Judging from how web frameworks pop up like spots on a teenagers face, I
suspect David "lied". He probably would have written his own thing being
such a perfectionist as he is.
Peter - We know that everything that comes out of David's mouth is pure
truth. He wouldn't lie;) (Actually I think we need outspoken people like
David to question the status quo...)
web.py doesn't appear to be so much a megaframework (at this point) as it
is a reimplementation of a URL dispatch mechanism (ala Bobo, CherryPy,
Routes, Paste/Wareweb, etc).
I won't lobby you intensively for WebStack's continued usage in SAM, Matt.
;-) That said, you might find my XSLTools toolkit moderately interesting
for some of the stuff you want to do. Meanwhile, on the subject of web.py
and its low-level wheel reinvention, it amazes me still that people like to
write low-end stuff which only works with one or two technologies, and then
hype it as the next Pythonic thing. Occasionally, I download various
(mega)frameworks and take a look under the covers just to see how much work
they've redone when they could have written against the WebStack API. Oh
well...
Kevin- Thanks for that example. That is encouraging. I've seen that the
TG mailing list is also frequented by the individual component authors, so
having megaframeworks can help improve the low level stuff as well.

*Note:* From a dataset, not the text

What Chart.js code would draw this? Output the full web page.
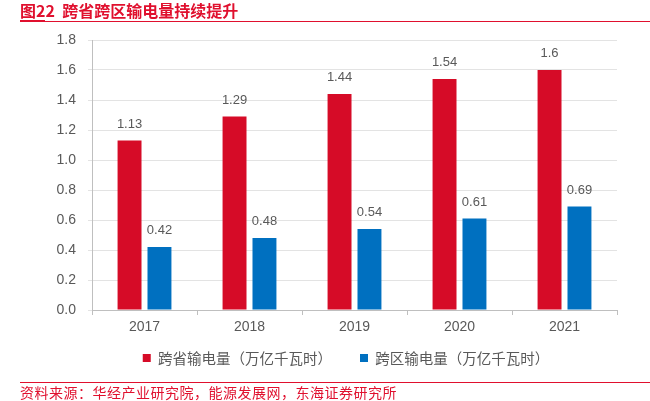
<!DOCTYPE html>
<html>
<head>
<meta charset="utf-8">
<script src="https://cdn.jsdelivr.net/npm/chart.js@4/dist/chart.umd.min.js"></script>
<style>
  html, body { margin: 0; padding: 0; background: #fff; }
  #wrap { position: relative; width: 650px; height: 401px; overflow: hidden; }
  #title { position: absolute; left: 20px; top: 1px; font-family: "Noto Sans CJK SC", sans-serif; font-weight: bold; font-size: 16px; line-height: 18px; color: #E0102E; white-space: nowrap; }
  #tline { position: absolute; left: 20px; top: 21px; width: 630px; height: 1px; background: #E0102E; }
  #tline2 { position: absolute; left: 20px; top: 20px; width: 25px; height: 2px; background: #E0102E; }
  #fline { position: absolute; left: 20px; top: 382px; width: 630px; height: 1px; background: #E0102E; }
  #foot { position: absolute; left: 20px; top: 384px; font-family: "Noto Sans CJK SC", sans-serif; font-size: 14px; line-height: 17px; color: #E0102E; white-space: nowrap; letter-spacing: 0.5px; }
  #cv { position: absolute; left: 0; top: 0; }
</style>
</head>
<body>
<div id="wrap">
  <canvas id="cv" width="650" height="401"></canvas>
  <div id="title">图22&nbsp;&nbsp;跨省跨区输电量持续提升</div>
  <div id="tline"></div>
  <div id="tline2"></div>
  <div id="fline"></div>
  <div id="foot">资料来源：华经产业研究院，能源发展网，东海证券研究所</div>
</div>
<script>
const categories = ["2017", "2018", "2019", "2020", "2021"];
const seriesNames = ["跨省输电量（万亿千瓦时）", "跨区输电量（万亿千瓦时）"];
const interProvincial = [1.13, 1.29, 1.44, 1.54, 1.6];
const interRegional = [0.42, 0.48, 0.54, 0.61, 0.69];
const yTicks = [0, 0.2, 0.4, 0.6, 0.8, 1.0, 1.2, 1.4, 1.6, 1.8];

const LEGEND_GAP = 28;
const LEGEND_CENTER_Y = 358;
const LEGEND_SHIFT_X = 10;

const valueLabels = {
  id: 'valueLabels',
  afterDatasetsDraw(chart) {
    const ctx = chart.ctx;
    ctx.save();
    ctx.font = '13px "Liberation Sans", Arial, sans-serif';
    ctx.fillStyle = '#595959';
    ctx.textAlign = 'center';
    ctx.textBaseline = 'bottom';
    chart.data.datasets.forEach((ds, i) => {
      chart.getDatasetMeta(i).data.forEach((bar, j) => {
        ctx.fillText(String(ds.data[j]), bar.x, bar.y - 10);
      });
    });
    ctx.restore();
  }
};

// place legend row at the wanted spot (labels.padding also drives the horizontal gap)
const legendPlacer = {
  id: 'legendPlacer',
  afterLayout(chart) {
    const lg = chart.legend;
    if (!lg) return;
    const itemH = 14.5;
    const wantTop = LEGEND_CENTER_Y - itemH / 2 - LEGEND_GAP;
    const d = lg.top - wantTop;
    lg.top -= d;
    lg.bottom -= d;
    lg.left += LEGEND_SHIFT_X;
    lg.right += LEGEND_SHIFT_X;
  }
};

new Chart(document.getElementById('cv'), {
  type: 'bar',
  data: {
    labels: categories,
    datasets: [
      { label: seriesNames[0], data: interProvincial, backgroundColor: '#D60B27', barPercentage: 0.8, categoryPercentage: 0.57 },
      { label: seriesNames[1], data: interRegional, backgroundColor: '#0070C0', barPercentage: 0.8, categoryPercentage: 0.57 }
    ]
  },
  options: {
    responsive: false,
    animation: false,
    devicePixelRatio: 1,
    layout: { padding: { left: 55, right: 33, top: 40, bottom: 8.5 } },
    plugins: {
      legend: {
        position: 'bottom',
        labels: {
          boxWidth: 8, boxHeight: 8, padding: LEGEND_GAP,
          color: '#595959',
          font: { family: '"Noto Sans CJK SC", sans-serif', size: 14.5 }
        }
      },
      tooltip: { enabled: false }
    },
    scales: {
      x: {
        grid: { display: true, drawOnChartArea: false, drawTicks: true, tickLength: 5, color: '#BFBFBF', offset: true },
        border: { color: '#BFBFBF' },
        ticks: { color: '#595959', font: { family: '"Liberation Sans", Arial, sans-serif', size: 14 }, padding: 4 },
        afterFit(scale) { scale.height = 30; }
      },
      y: {
        min: 0, max: 1.8,
        afterBuildTicks(scale) { scale.ticks = yTicks.map(v => ({ value: v })); },
        grid: { color: '#E3E3E3', tickLength: 4 },
        border: { color: '#BFBFBF' },
        ticks: {
          color: '#595959', padding: 12,
          font: { family: '"Liberation Sans", Arial, sans-serif', size: 14 },
          callback: v => Number(v).toFixed(1)
        },
        afterFit(scale) { scale.width = 37; }
      }
    }
  },
  plugins: [valueLabels, legendPlacer]
});
</script>
</body>
</html>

I'm afraid I don't have anything more than XSLTools working on top of
WebStack, and I'm not totally sure that the supplied XSLForms toolkit has
enough of a controller implementation in the style of something like
CherryPy to be considered convenient for some people. Making stuff like
CherryPy work on top of WebStack isn't really top of my list, I'm afraid,
although I did write a compatibility layer so that Aquarium could use
WebStack (although I really doubt how useful that is).
Just a little nit-picky comment, according to the page linked David said
that he'd probably be using Django if he hadn't created RoR, while above it
says he said that he wouldn't have created RoR if Django had been available
earlier.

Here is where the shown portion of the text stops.